Não podemos falar de Representações Sociais e nos referirmos apenas a sujeitos individuais, devemos analisar o social enquanto totalidade, pois cada indivíduo tem uma dinâmica de vida e é essa dinâmica de vida individual que forma a dinâmica social. De acordo com Guareschi e Jovchelovitch (1995), as representações sociais não são um agregado de representações individuais da mesma forma que o social é mais que um agregado de indivíduos.
 Todos os fatores que produzem as representações sociais estão inundados de comunicação e de práticas sociais, como por exemplo, o diálogo, padrões de trabalho, e, claro, a sétima arte. Em resumo todos esses fatores integram uma identidade, uma cultura, e, conseqüentemente, uma sociedade. 
Portanto, a teoria das representações, é uma teoria do “conhecimento socialmente elaborado e compartilhado” (Jodelet, 1989), uma teoria do sentido comum, que ao mesmo tempo em que marca a característica do individuo também traz a marca do social. As representações seriam assim uma forma de saber específico, apoiado no social, pois são concebidas em contextos sociais específicos, mediadas por processos de comunicação que fazem circular informações comuns e imersas em bagagens culturais, valores, códigos vinculados e pertencimentos sociais específicos.

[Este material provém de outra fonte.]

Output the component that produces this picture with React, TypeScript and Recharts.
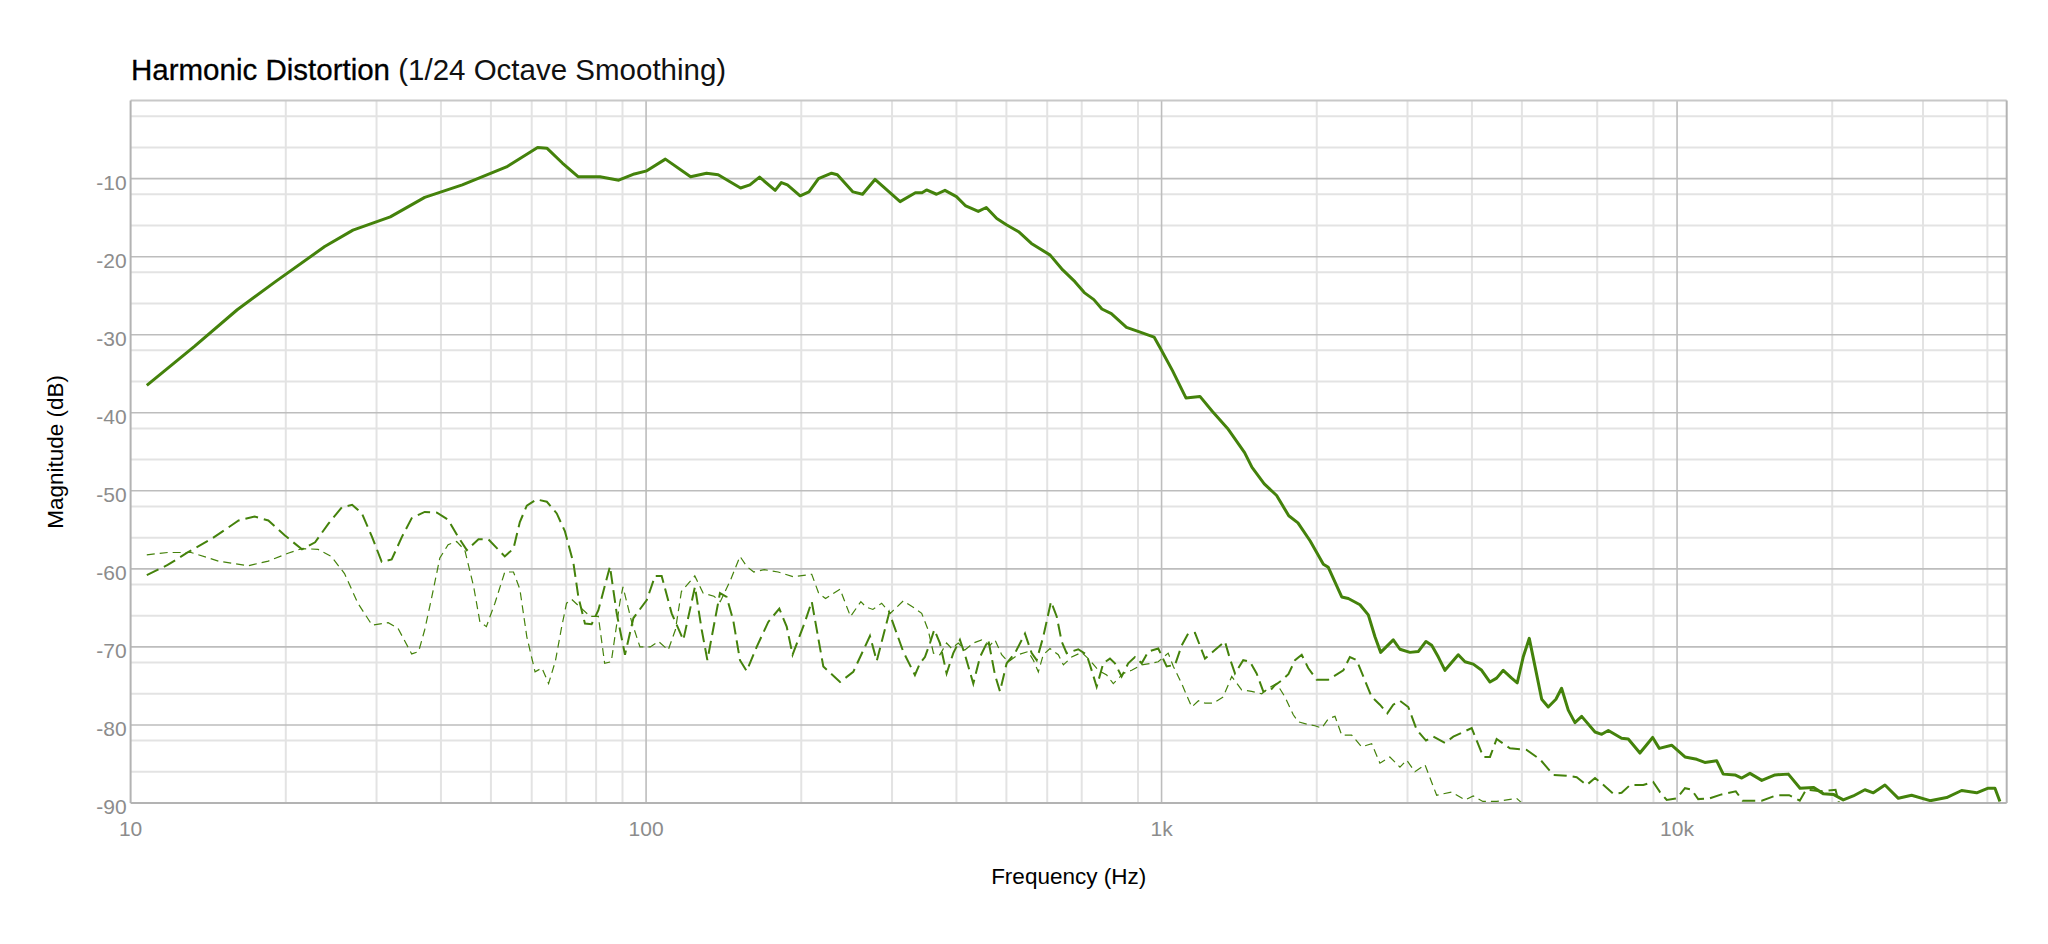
import React from "react";
import {
  LineChart,
  Line,
  XAxis,
  YAxis,
  CartesianGrid,
  ReferenceLine,
  Label,
} from "recharts";

type Pt = [number, number];

// [frequency Hz, level dB]
const FUNDAMENTAL: Pt[] = [
  [10.75, -36.5], [13.3, -31.5], [16.1, -26.8], [19.1, -23.2], [23.8, -18.7], [27, -16.6],
  [31.9, -14.9], [37.2, -12.4], [44, -10.8], [53.6, -8.5], [61.6, -6.0], [64.2, -6.1],
  [68.8, -8.0], [73.8, -9.75], [81.4, -9.75], [88.5, -10.2], [94.9, -9.4], [100.3, -9.0],
  [109, -7.5], [122, -9.75], [131, -9.3], [138, -9.5], [152.5, -11.2], [159, -10.8],
  [166, -9.8], [178, -11.5], [183, -10.5], [188, -10.8], [199, -12.2], [207, -11.7],
  [216, -10.0], [229, -9.3], [235, -9.5], [252, -11.7], [263, -12.0], [278, -10.1],
  [311, -12.95], [333, -11.8], [343, -11.8], [350, -11.45], [366, -12.0], [380, -11.5],
  [400, -12.3], [417, -13.5], [441, -14.2], [457, -13.7], [479, -15.1], [500, -15.9],
  [528, -16.8], [559, -18.3], [608, -19.8], [643, -21.7], [679, -23.2], [708, -24.6],
  [739, -25.5], [766, -26.7], [799, -27.3], [855, -29.05], [903, -29.6], [967, -30.3],
  [994, -31.7], [1050, -34.6], [1115, -38.1], [1187, -37.9], [1254, -39.8], [1343, -42.0],
  [1449, -45.1], [1498, -47.0], [1582, -49.1], [1672, -50.6], [1765, -53.2], [1839, -54.1],
  [1941, -56.4], [2060, -59.4], [2106, -59.8], [2236, -63.6], [2303, -63.8], [2426, -64.6],
  [2518, -65.9], [2594, -68.7], [2661, -70.7], [2815, -69.1], [2900, -70.3], [3033, -70.7],
  [3147, -70.6], [3258, -69.3], [3342, -69.8], [3443, -71.3], [3546, -73.0], [3763, -71.0],
  [3878, -71.9], [4024, -72.2], [4178, -73.0], [4336, -74.5], [4467, -74.0], [4601, -73.0],
  [4776, -74.0], [4897, -74.6], [5029, -71.3], [5168, -68.9], [5302, -72.5], [5463, -76.7],
  [5625, -77.7], [5821, -76.7], [5970, -75.3], [6151, -78.1], [6338, -79.7], [6531, -78.9],
  [6932, -80.9], [7142, -81.2], [7356, -80.7], [7806, -81.7], [8042, -81.8], [8472, -83.6],
  [8967, -81.6], [9237, -83.0], [9761, -82.6], [10360, -84.1], [10920, -84.4], [11320, -84.8],
  [11940, -84.6], [12290, -86.3], [12950, -86.4], [13350, -86.8], [13850, -86.2], [14600, -87.1],
  [15490, -86.4], [16440, -86.3], [17320, -88.1], [18380, -88.0], [19210, -88.8], [20100, -88.9],
  [21010, -89.6], [21970, -89.1], [23140, -88.3], [24030, -88.7], [25310, -87.7], [26870, -89.4],
  [28510, -89.0], [30950, -89.7], [33340, -89.3], [35650, -88.4], [38130, -88.7], [40140, -88.1],
  [41370, -88.1], [42300, -89.8],
];

// 2nd harmonic
const SECOND: Pt[] = [
  [10.75, -60.8], [11.8, -59.5], [12.9, -57.9], [14.4, -56.1], [16.2, -53.8], [17.4, -53.3],
  [18.5, -53.8], [19.9, -55.7], [21.5, -57.5], [22.8, -56.6], [24.2, -54.2], [25.7, -52.1],
  [26.9, -51.8], [28.1, -52.9], [29.4, -55.9], [30.7, -59.1], [32.1, -58.8], [33.6, -55.9],
  [35.1, -53.5], [37.2, -52.7], [39.3, -52.8], [41.3, -53.7], [43.2, -55.9], [44.9, -57.6],
  [47.3, -56.2], [49.4, -56.2], [53.2, -58.4], [55.3, -57.4], [56.9, -54.0], [58.7, -51.9],
  [61.3, -51.1], [64.2, -51.4], [67.1, -52.9], [69.6, -55.2], [72.3, -59.3], [73.9, -63.6],
  [76.1, -67.0], [78.4, -67.1], [80.8, -65.3], [85.1, -59.7], [87.7, -65.7], [91.0, -71.0],
  [94.5, -66.3], [100.3, -64.0], [104.1, -60.9], [107.2, -60.9], [112.1, -65.7], [118.1, -69.1],
  [124.4, -62.3], [128.2, -67.8], [131.5, -71.7], [139.1, -63.1], [143.3, -63.6], [147.6, -66.6],
  [152.1, -71.7], [156.7, -73.1], [163.9, -70.0], [172.6, -66.8], [181.3, -65.1], [187.4, -67.4],
  [192.4, -71.0], [203.3, -66.8], [209.6, -64.2], [220.7, -72.5], [237.8, -74.5], [252.3, -73.2],
  [271.8, -68.6], [280.2, -71.8], [296.3, -65.6], [315.4, -70.6], [332.3, -73.6], [339.9, -72.1],
  [347.5, -71.3], [355.4, -69.5], [362.3, -67.8], [371.5, -69.5], [382.8, -73.4], [394.4, -70.8],
  [406.3, -69.1], [415.5, -71.0], [431.3, -74.7], [444.4, -71.3], [461.2, -69.1], [475.2, -73.6],
  [485.9, -75.7], [500.6, -72.1], [519.5, -70.8], [543.3, -68.3], [559.8, -70.8], [572.4, -71.7],
  [589.5, -68.7], [610.3, -64.2], [626, -66.1], [640, -69.3], [654.5, -70.8], [689.3, -70.3],
  [715.6, -71.0], [731.8, -73.0], [748.3, -75.1], [770.8, -72.1], [794.1, -71.5], [812, -72.1],
  [836.6, -73.8], [861.6, -72.1], [888, -71.3], [915, -72.1], [942.4, -70.6], [985.4, -70.2],
  [1023, -72.5], [1062, -72.3], [1094, -69.8], [1126, -68.3], [1161, -68.2], [1214, -71.5],
  [1269, -70.4], [1327, -69.3], [1357, -71.5], [1388, -73.4], [1440, -71.7], [1484, -71.9],
  [1529, -73.4], [1575, -75.7], [1623, -75.6], [1660, -74.9], [1710, -74.3], [1762, -73.5],
  [1815, -71.7], [1870, -71.0], [1925, -72.7], [1999, -74.2], [2106, -74.2], [2252, -73.0],
  [2319, -71.3], [2390, -71.7], [2556, -76.4], [2652, -77.4], [2741, -78.5], [2815, -77.4],
  [2900, -76.9], [3010, -77.7], [3125, -80.6], [3258, -82.0], [3366, -81.5], [3546, -82.3],
  [3681, -81.5], [3996, -80.4], [4209, -84.1], [4336, -84.1], [4467, -81.8], [4741, -83.0],
  [5108, -83.2], [5421, -84.4], [5753, -86.4], [6107, -86.5], [6387, -86.7], [6678, -87.7],
  [6932, -86.8], [7142, -87.5], [7521, -88.8], [7806, -88.7], [8106, -87.7], [8600, -87.7],
  [8988, -87.3], [9267, -88.6], [9548, -89.6], [9984, -89.4], [10360, -88.1], [10670, -88.3],
  [10990, -89.5], [11580, -89.4], [12200, -88.9], [13000, -88.5], [13400, -89.7], [14600, -89.7],
  [15600, -89.0], [16500, -89.0], [17300, -89.7], [17800, -88.3], [19000, -88.5], [20300, -88.3],
  [20700, -90.5], [22000, -91.5], [26000, -92], [32000, -92], [43000, -92],
];

// 3rd harmonic
const THIRD: Pt[] = [
  [10.75, -58.2], [11.8, -57.9], [13.1, -57.9], [14.8, -59.0], [16.9, -59.6], [18.5, -59.0],
  [20.2, -58.0], [21.5, -57.4], [23.1, -57.5], [24.5, -58.4], [26.0, -60.6], [27.6, -64.4],
  [29.4, -67.2], [31.6, -66.9], [33.0, -67.6], [35.1, -70.9], [36.2, -70.6], [37.2, -67.8],
  [38.4, -63.6], [39.8, -58.6], [41.3, -56.9], [42.9, -56.5], [44.5, -57.6], [46.3, -62.3],
  [47.6, -66.8], [49.0, -67.4], [50.9, -64.4], [53.2, -60.4], [55.3, -60.4], [56.9, -62.6],
  [58.7, -68.7], [60.9, -73.2], [62.8, -72.7], [64.7, -74.7], [66.7, -71.8], [68.6, -67.4],
  [70.1, -64.4], [71.7, -63.9], [75.0, -65.1], [77.9, -66.1], [80.8, -66.1], [83.1, -72.1],
  [85.6, -71.9], [89.0, -64.2], [90.2, -62.3], [93.6, -66.6], [97.3, -70.0], [101.9, -70.0],
  [105.7, -69.3], [110.4, -70.4], [114.0, -67.8], [117.1, -62.9], [124.3, -60.9], [129.0, -63.1],
  [135.4, -63.5], [139.3, -64.2], [145.9, -61.4], [152.1, -58.4], [156.8, -59.7], [161.8, -60.4],
  [169.5, -60.1], [180.4, -60.4], [192.7, -61.0], [209.6, -60.7], [216.1, -63.1], [222.9, -63.8],
  [237.8, -62.6], [249.2, -66.1], [261, -64.2], [267.2, -64.9], [275.4, -65.2], [286.4, -64.4],
  [297.6, -65.7], [315.5, -64.1], [332.7, -65.1], [342.5, -65.7], [352.4, -67.8], [361, -70.8],
  [371.5, -71.0], [382.8, -69.5], [391.6, -70.2], [403.3, -69.5], [415.5, -70.4], [431.3, -69.5],
  [447.8, -69.1], [464.5, -69.8], [475.2, -69.1], [489.5, -71.0], [504, -71.9], [527, -71.0],
  [551, -70.6], [564, -71.7], [576.7, -73.2], [589.5, -71.0], [607.5, -70.2], [630.5, -71.0],
  [645, -72.3], [669.3, -71.3], [699.8, -70.7], [726.2, -71.7], [754, -73.0], [782.6, -73.6],
  [806, -74.7], [843, -73.4], [875, -73.0], [915, -72.3], [957, -72.1], [985, -71.9],
  [1030, -70.8], [1054, -72.5], [1094, -74.7], [1144, -77.7], [1179, -76.9], [1214, -77.2],
  [1260, -77.2], [1317, -76.4], [1368, -73.8], [1430, -75.5], [1495, -75.7], [1564, -76.0],
  [1611, -75.3], [1672, -74.7], [1735, -76.4], [1801, -78.7], [1842, -79.6], [1912, -79.9],
  [1984, -80.1], [2045, -80.4], [2106, -79.2], [2170, -78.9], [2236, -81.3], [2338, -81.3],
  [2444, -82.8], [2556, -82.4], [2652, -84.9], [2773, -84.1], [2900, -85.4], [2989, -84.5],
  [3101, -86.0], [3243, -85.1], [3417, -89.0], [3655, -88.6], [3878, -89.6], [4024, -89.1],
  [4200, -89.8], [4467, -89.8], [4883, -89.4], [5200, -91], [6000, -92], [43000, -92],
];

const X_TICKS = [10, 100, 1000, 10000];
const Y_TICKS = [-90, -80, -70, -60, -50, -40, -30, -20, -10];
const F_MIN = 10;
const F_MAX = 43600;

const FONT = '"Liberation Sans", Arial, Helvetica, sans-serif';
const GREEN = "#44820b";

// grid positions: decades get a darker line, 2..9 multiples a light one
const DECADES = [100, 1000, 10000];
const F_MINOR = [10, 100, 1000, 10000]
  .flatMap((d) => [2, 3, 4, 5, 6, 7, 8, 9].map((m) => d * m))
  .filter((f) => f < F_MAX);
const DB_MAJOR = [-80, -70, -60, -50, -40, -30, -20, -10];
const DB_MINOR: number[] = [];
for (let v = -88; v < 0; v += 2) if (v % 10 !== 0) DB_MINOR.push(v);

const toRows = (pts: Pt[]) => pts.map(([f, db]) => ({ f, db }));

const fmtFreq = (v: number) => (v >= 1000 ? `${v / 1000}k` : `${v}`);

const XTick = (props: any) => {
  const { x, y, payload } = props;
  return (
    <text x={x} y={y + 33} textAnchor="middle" fontSize={21} fill="#8c8c8c" fontFamily={FONT}>
      {fmtFreq(payload.value)}
    </text>
  );
};

const YTick = (props: any) => {
  const { x, y, payload } = props;
  return (
    <text x={x} y={y + 11} textAnchor="end" fontSize={21} fill="#8c8c8c" fontFamily={FONT}>
      {payload.value}
    </text>
  );
};

export default function App() {
  return (
    <div style={{ position: "relative", width: 2032, height: 920, fontFamily: FONT }}>
      <div
        style={{
          position: "absolute",
          left: 123,
          top: 47,
          fontSize: 29.5,
          lineHeight: "29.5px",
          whiteSpace: "nowrap",
          color: "#000",
        }}
      >
        <span style={{ WebkitTextStroke: "0.3px #000" }}>Harmonic Distortion</span>{" "}
        <span style={{ color: "#111" }}>(1/24 Octave Smoothing)</span>
      </div>
      <LineChart
        width={2032}
        height={920}
        margin={{ top: 92.6, right: 33.3, bottom: 85, left: 62.6 }}
      >
        <CartesianGrid
          horizontalValues={DB_MINOR}
          verticalValues={F_MINOR}
          stroke="#e3e3e3"
          strokeWidth={2}
        />
        <CartesianGrid
          horizontalValues={DB_MAJOR}
          verticalValues={DECADES}
          stroke="#bdbdbd"
          strokeWidth={1.6}
        />
        <XAxis
          dataKey="f"
          type="number"
          scale="log"
          domain={[F_MIN, F_MAX]}
          allowDataOverflow
          ticks={X_TICKS}
          tick={<XTick />}
          tickLine={false}
          tickSize={0}
          tickMargin={0}
          height={40}
          axisLine={{ stroke: "#b3b3b3", strokeWidth: 2 }}
        >
          <Label
            content={(p: any) => {
              const vb = p.viewBox;
              return (
                <text
                  x={vb.x + vb.width / 2}
                  y={vb.y + 81}
                  textAnchor="middle"
                  fontSize={22.5}
                  fill="#000"
                  fontFamily={FONT}
                >
                  Frequency (Hz)
                </text>
              );
            }}
          />
        </XAxis>
        <YAxis
          type="number"
          domain={[-90, 0]}
          allowDataOverflow
          ticks={Y_TICKS}
          tick={<YTick />}
          tickLine={false}
          tickSize={0}
          tickMargin={4}
          width={60}
          axisLine={{ stroke: "#b3b3b3", strokeWidth: 2 }}
        >
          <Label
            content={(p: any) => {
              const vb = p.viewBox;
              const cx = 55;
              const cy = vb.y + vb.height / 2;
              return (
                <text
                  x={cx}
                  y={cy}
                  transform={`rotate(-90, ${cx}, ${cy})`}
                  textAnchor="middle"
                  fontSize={22.5}
                  fill="#000"
                  fontFamily={FONT}
                >
                  Magnitude (dB)
                </text>
              );
            }}
          />
        </YAxis>
        <ReferenceLine y={0} stroke="#c8c8c8" strokeWidth={2} />
        <ReferenceLine x={F_MAX} stroke="#b3b3b3" strokeWidth={2} />
        <Line
          data={toRows(THIRD)}
          dataKey="db"
          type="linear"
          stroke={GREEN}
          strokeWidth={1.2}
          strokeDasharray="8 5"
          dot={false}
          activeDot={false}
          isAnimationActive={false}
        />
        <Line
          data={toRows(SECOND)}
          dataKey="db"
          type="linear"
          stroke={GREEN}
          strokeWidth={2}
          strokeDasharray="13 6"
          dot={false}
          activeDot={false}
          isAnimationActive={false}
        />
        <Line
          data={toRows(FUNDAMENTAL)}
          dataKey="db"
          type="linear"
          stroke={GREEN}
          strokeWidth={3}
          strokeLinejoin="round"
          dot={false}
          activeDot={false}
          isAnimationActive={false}
        />
      </LineChart>
    </div>
  );
}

   Guareschi (1995) sugere a importância do papel dos meios de comunicação na construção das representações sociais. Pois é quando as pessoas se encontram para discutir o cotidiano, argumentar, refletir e quando elas estão expostas às instituições sociais, como por exemplo, os veículos de comunicação, onde as representações são formadas. Uma de suas características reside em seu modo de construção eminentemente coletivo, fruto de um processo global de comunicação no qual a sétima arte está inserida.

Bibliografia:
GUARESCHI, Pedrinho A. e JOVCHELOVITCH, Sandra(org): Textos em Representações Sociais. Vozes, Rio de Janeiro, Brasil, 1995.

JODELET, Denise. La representación social: fenómenos, concepto y teoria. En: MOSCOVICI, S. Psicologia Social y problemas sociales. Ediciones Paidós, 1990.